— start Data lines —

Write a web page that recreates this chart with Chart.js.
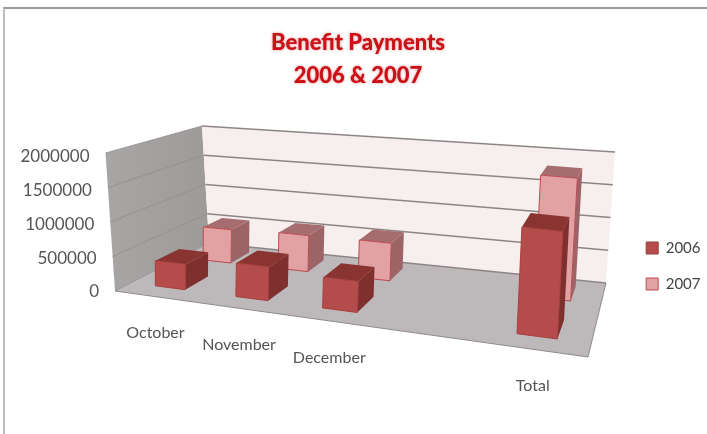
<!DOCTYPE html>
<html>
<head>
<meta charset="utf-8">
<script src="https://cdn.jsdelivr.net/npm/chart.js@4"></script>
<style>
html,body{margin:0;padding:0;background:#fff;overflow:hidden}
#wrap{position:absolute;left:0;top:0;width:707px;height:434px}
#frame{position:absolute;left:3px;top:7px;width:704px;height:427px;border-left:2px solid #bdbdbd;border-top:2px solid #9a9a9a;box-sizing:border-box}
canvas{position:absolute;left:0;top:0;filter:blur(0.55px)}
</style>
</head>
<body>
<div id="wrap"><div id="frame"></div><canvas id="c" width="707" height="434"></canvas></div>
<script>
const categories = ['October', 'November', 'December', '', 'Total'];
const seriesNames = ['2006', '2007'];
const values2006 = [370000, 480000, 430000, null, 1430000];
const values2007 = [530000, 560000, 570000, null, 1785000];
const titleLines = ['Benefit Payments', '2006 & 2007'];

// 3D box of the plot, as screen corners of the floor and the ceiling: [front-left, front-right, back-right, back-left]
const floorQuad = [[115, 291], [588, 357], [606, 283], [209, 243]];
const ceilQuad = [[105.5, 153], [600, 202], [615, 152], [202, 126]];
const rowDepth = [[0.15, 0.39], [0.66, 0.89]];
const warpAmount = 0.08;
const barLean = 8;
const looks = [
  {front: '#b34c4a', side: '#7f302e', top: '#8a3432', edge: '#a8403e'},
  {front: '#e2a1a3', side: '#9c6466', top: '#a56d6f', edge: '#bb4a50'}
];

function quadMap(q) {
  const [p0, p1, p2, p3] = q;
  const sx = p0[0] - p1[0] + p2[0] - p3[0], sy = p0[1] - p1[1] + p2[1] - p3[1];
  const dx1 = p1[0] - p2[0], dx2 = p3[0] - p2[0], dy1 = p1[1] - p2[1], dy2 = p3[1] - p2[1];
  const det = dx1 * dy2 - dx2 * dy1;
  const g = (sx * dy2 - dx2 * sy) / det, h = (dx1 * sy - sx * dy1) / det;
  const a = p1[0] - p0[0] + g * p1[0], b = p3[0] - p0[0] + h * p3[0];
  const d = p1[1] - p0[1] + g * p1[1], e = p3[1] - p0[1] + h * p3[1];
  return (u, t) => {
    const w = 1 + g * u + h * t;
    return [(a * u + b * t + p0[0]) / w, (d * u + e * t + p0[1]) / w];
  };
}
const onFloor = quadMap(floorQuad), onCeil = quadMap(ceilQuad);
function project(u0, d, v) {
  const u = u0 + warpAmount * u0 * (1 - u0);
  const f = onFloor(u, d), c = onCeil(u, d);
  return [f[0] + (c[0] - f[0]) * v, f[1] + (c[1] - f[1]) * v];
}
function barPoint(u, d, v) {
  const base = project(u, d, 0), full = project(u, d, v);
  return [base[0] + barLean * u * v, full[1]];
}
function poly(ctx, pts, fill, stroke, lw) {
  ctx.beginPath();
  pts.forEach((p, i) => i ? ctx.lineTo(p[0], p[1]) : ctx.moveTo(p[0], p[1]));
  ctx.closePath();
  if (fill) { ctx.fillStyle = fill; ctx.fill(); }
  if (stroke) { ctx.strokeStyle = stroke; ctx.lineWidth = lw || 1; ctx.stroke(); }
}

const box3d = {
  id: 'box3d',
  afterInit(chart) {
    const t = chart.titleBlock, draw = t.draw.bind(t);
    t.draw = function (a) {
      const ctx = chart.ctx;
      ctx.save();
      ctx.shadowColor = 'rgba(200,50,50,0.55)';
      ctx.shadowBlur = 3;
      draw(a);
      ctx.restore();
    };
  },
  afterLayout(chart) {
    const lg = chart.legend;
    lg.left += 3.5; lg.right += 3.5;
    lg.top += 49; lg.bottom += 49;
  },
  beforeDraw(chart) {
    const ya = chart.scales.y, xa = chart.scales.x, area = chart.chartArea;
    ya.getLabelItems(area).forEach((it, i) => {
      const tick = ya.ticks[i];
      if (!tick) return;
      const v = (tick.value - ya.min) / (ya.max - ya.min);
      it.options.translation[0] = project(0, 0, v)[0] - 16;
      it.options.translation[1] = ya.getPixelForValue(tick.value) + 1;
    });
    xa.getLabelItems(area).forEach((it) => {
      const px = it.options.translation[0];
      if (it._u === undefined) it._u = (px - area.left) / area.width;
      const p = project(it._u, 0, 0);
      it.options.translation[0] = p[0] + 1;
      it.options.translation[1] = p[1] + 27;
    });
  },
  beforeDatasetsDraw(chart) {
    const ctx = chart.ctx, ya = chart.scales.y, area = chart.chartArea;
    const toV = val => (val - ya.min) / (ya.max - ya.min);
    ctx.save();
    // left wall
    const lw = ctx.createLinearGradient(105, 0, 209, 0);
    lw.addColorStop(0, '#a8a5a5'); lw.addColorStop(1, '#9e9a9a');
    poly(ctx, [project(0, 0, 0), project(0, 1, 0), project(0, 1, 1), project(0, 0, 1)], lw);
    // back wall
    poly(ctx, [project(0, 1, 0), project(1, 1, 0), project(1, 1, 1), project(0, 1, 1)], '#f7eeee');
    // floor
    poly(ctx, [project(0, 0, 0), project(1, 0, 0), project(1, 1, 0), project(0, 1, 0)], '#bdb8ba');
    // grid
    ya.ticks.forEach(t => {
      const v = toV(t.value);
      ctx.beginPath();
      const a = project(0, 0, v), b = project(0, 1, v), c = project(1, 1, v);
      ctx.moveTo(a[0], a[1]); ctx.lineTo(b[0], b[1]);
      ctx.strokeStyle = '#918d8d'; ctx.lineWidth = 0.8; ctx.stroke();
      ctx.beginPath();
      ctx.moveTo(b[0], b[1]); ctx.lineTo(c[0], c[1]);
      ctx.strokeStyle = '#8d8585'; ctx.lineWidth = 1.3; ctx.stroke();
    });
    // floor front edge
    ctx.beginPath();
    let a = project(0, 0, 0), b = project(1, 0, 0), c = project(1, 1, 0);
    ctx.moveTo(a[0], a[1]); ctx.lineTo(b[0], b[1]); ctx.lineTo(c[0], c[1]);
    ctx.strokeStyle = '#8f8b8d'; ctx.lineWidth = 1; ctx.stroke();

    // bars: back row first
    for (let s = chart.data.datasets.length - 1; s >= 0; s--) {
      const meta = chart.getDatasetMeta(s), look = looks[s], [d0, d1] = rowDepth[s];
      meta.data.forEach((el, i) => {
        const val = chart.data.datasets[s].data[i];
        if (val === null) return;
        const {x, width} = el.getProps(['x', 'width'], true);
        const u0 = (x - width / 2 - area.left) / area.width, u1 = (x + width / 2 - area.left) / area.width;
        const v = toV(val);
        poly(ctx, [barPoint(u1, d0, 0), barPoint(u1, d1, 0), barPoint(u1, d1, v), barPoint(u1, d0, v)], look.side);
        poly(ctx, [barPoint(u0, d0, v), barPoint(u1, d0, v), barPoint(u1, d1, v), barPoint(u0, d1, v)], look.top);
        poly(ctx, [barPoint(u0, d0, 0), barPoint(u1, d0, 0), barPoint(u1, d0, v), barPoint(u0, d0, v)], look.front, look.edge, 1);
      });
    }
    ctx.restore();
  },
  beforeDatasetDraw() { return false; }
};

new Chart(document.getElementById('c'), {
  type: 'bar',
  data: {
    labels: categories,
    datasets: [
      {label: seriesNames[0], data: values2006, backgroundColor: looks[0].front, borderColor: '#9c3c3a', borderWidth: 1},
      {label: seriesNames[1], data: values2007, backgroundColor: looks[1].front, borderColor: '#bb4a50', borderWidth: 1}
    ]
  },
  options: {
    responsive: false,
    animation: false,
    events: [],
    layout: {padding: {left: 9, right: 0, top: 0, bottom: 0}},
    datasets: {bar: {grouped: false, categoryPercentage: 1, barPercentage: 0.38}},
    scales: {
      x: {
        grid: {display: false}, border: {display: false},
        ticks: {color: '#555', font: {family: 'Lato', size: 16}, maxRotation: 0, autoSkip: false, padding: 0},
        afterFit(s) { s.height = 143; }
      },
      y: {
        min: 0, max: 2000000,
        grid: {display: false}, border: {display: false},
        ticks: {stepSize: 500000, color: '#555', font: {family: 'Lato', size: 17}, callback: v => String(v)},
        afterFit(s) { s.width = 95; }
      }
    },
    plugins: {
      title: {
        display: true, text: titleLines, color: '#cc1018',
        font: {family: 'Lato', size: 22, weight: '900', lineHeight: 1.5},
        padding: {top: 26, bottom: 64}
      },
      legend: {
        display: true, position: 'right',
        labels: {boxWidth: 12, boxHeight: 12, padding: 21, color: '#444', font: {family: 'Lato', size: 15}}
      },
      tooltip: {enabled: false}
    }
  },
  plugins: [box3d]
});
</script>
</body>
</html>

— end Data lines —

__Request__
Repeat only what lies between the start of the data and the end of the line containing "const titleLines = ['Benefit", exactly, with pictures left out.

__Answer below__
Write a web page that recreates this chart with Chart.js.
<!DOCTYPE html>
<html>
<head>
<meta charset="utf-8">
<script src="https://cdn.jsdelivr.net/npm/chart.js@4"></script>
<style>
html,body{margin:0;padding:0;background:#fff;overflow:hidden}
#wrap{position:absolute;left:0;top:0;width:707px;height:434px}
#frame{position:absolute;left:3px;top:7px;width:704px;height:427px;border-left:2px solid #bdbdbd;border-top:2px solid #9a9a9a;box-sizing:border-box}
canvas{position:absolute;left:0;top:0;filter:blur(0.55px)}
</style>
</head>
<body>
<div id="wrap"><div id="frame"></div><canvas id="c" width="707" height="434"></canvas></div>
<script>
const categories = ['October', 'November', 'December', '', 'Total'];
const seriesNames = ['2006', '2007'];
const values2006 = [370000, 480000, 430000, null, 1430000];
const values2007 = [530000, 560000, 570000, null, 1785000];
const titleLines = ['Benefit Payments', '2006 & 2007'];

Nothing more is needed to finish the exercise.